By the time I made the home straight up the hill, I was fit only to quit. I staggered over the line in 25.47, happy to have made it and determined to do better next time out. Some people do this in sub 17 minutes. I will never join their ranks, but the great thing about the park run is that you can chart your progress, at your pace, or just enjoy the fresh air and a bit of exercise to set the weekend off on the right footing.
Donadea Forest Park
Kildare is lucky to have such a forest within the county bounds. It costs €5 to enter and park your car inside. Some might argue that is steep but on the other hand I’m sure the upkeep of the place is far from free. And there aren’t many places you can bring the whole family for that price which will bring as much happiness. As for running, of which part of the appeal is that it’s free, then there are other options if you don’t fancy paying the fiver ...
What a superb place to run.
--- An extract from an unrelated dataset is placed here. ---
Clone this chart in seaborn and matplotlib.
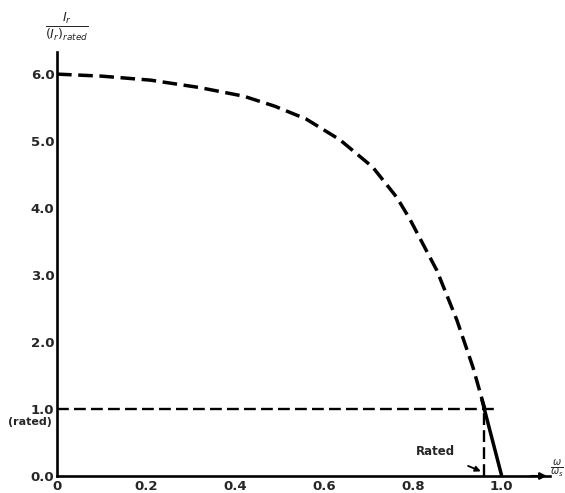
import matplotlib
matplotlib.use("Agg")
import matplotlib.pyplot as plt
import seaborn as sns
import pandas as pd

# Data
speed = [0.0, 0.1, 0.21, 0.32, 0.42, 0.49, 0.56, 0.636, 0.71, 0.764, 0.793,
         0.854, 0.899, 0.935, 0.962]
current = [6.0, 5.97, 5.91, 5.80, 5.67, 5.52, 5.33, 5.02, 4.61, 4.16, 3.84,
           3.07, 2.33, 1.63, 1.0]
rated_speed = 0.96
rated_current = 1.0
solid_speed = [0.955, 1.0]
solid_current = [1.15, 0.0]
xtick_vals = [0.0, 0.2, 0.4, 0.6, 0.8, 1.0]
xtick_labels = ["0", "0.2", "0.4", "0.6", "0.8", "1.0"]
ytick_vals = [0.0, 1.0, 2.0, 3.0, 4.0, 5.0, 6.0]
ytick_labels = ["0.0", "1.0", "2.0", "3.0", "4.0", "5.0", "6.0"]

sns.set_style("white")
plt.rcParams['font.family'] = ['DejaVu Sans']

fig = plt.figure(figsize=(5.65, 4.93), dpi=100)
ax = fig.add_axes([0.101, 0.0345, 0.872, 0.86])

df = pd.DataFrame({"speed": speed, "current": current})
sns.lineplot(data=df, x="speed", y="current", ax=ax, color="black",
             lw=2.5, linestyle=(0, (4.2, 1.9)), sort=False)

# rated current line and rated speed line
ax.plot([0, 0.995], [rated_current, rated_current], color="black", lw=1.7,
        linestyle=(0, (5, 2.2)))
ax.plot([rated_speed, rated_speed], [0, rated_current], color="black", lw=1.7,
        linestyle=(0, (5, 2.2)))
ax.plot(solid_speed, solid_current, color="black", lw=2.5, solid_capstyle="butt")

ax.set_xlim(0, 1.108)
ax.set_ylim(0, 6.33)
for s in ["top", "right"]:
    ax.spines[s].set_visible(False)
for s in ["left", "bottom"]:
    ax.spines[s].set_linewidth(1.9)
    ax.spines[s].set_color("black")

# arrow at end of x-axis
ax.annotate("", xy=(1.108, 0), xytext=(1.06, 0),
            arrowprops=dict(arrowstyle="-|>", color="black", lw=1.5, mutation_scale=10),
            annotation_clip=False)

ax.set_xticks(xtick_vals)
ax.set_xticklabels(xtick_labels, fontsize=9.5, fontweight="bold")
ax.set_yticks(ytick_vals)
ax.set_yticklabels(ytick_labels, fontsize=9.5, fontweight="bold")
ax.tick_params(axis="both", direction="in", length=6, width=1.4, color="black")
ax.tick_params(axis="x", pad=3)
ax.tick_params(axis="y", pad=2)
ax.set_xlabel("")
ax.set_ylabel("")

ax.text(-0.012, 0.8, "(rated)", transform=ax.transData, ha="right", va="center",
        fontsize=8, fontweight="bold")

ax.annotate("Rated", xy=(0.953, 0.07), xytext=(0.85, 0.36),
            fontsize=8.5, fontweight="bold", ha="center", va="center",
            arrowprops=dict(arrowstyle="-|>", color="black", lw=1.3,
                            mutation_scale=8, shrinkA=8, shrinkB=0))

fig.text(0.118, 0.945, r"$\frac{I_r}{(I_r)_{rated}}$", ha="center",
         va="center", fontsize=13)
fig.text(0.985, 0.048, r"$\frac{\omega}{\omega_s}$", ha="center", va="center",
         fontsize=10)

fig.savefig("out.png", dpi=100)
The only fault I’d have for Killinthomas Woods is they should be bigger. You’re jogging along feeling lost in this old forest, kind of imagining like this is how people got around way back when Ireland was all wooded and horses had yet to be tamed. Then you look out and can see a field beyond the trees with a few cows grazing. That alters the buzz for a little bit, even if that makes me a massive hippy.
Seriously, the trails here are varied and interesting. The air is clean. The car park is free. There is very little to complain about. Run here and you will feel good.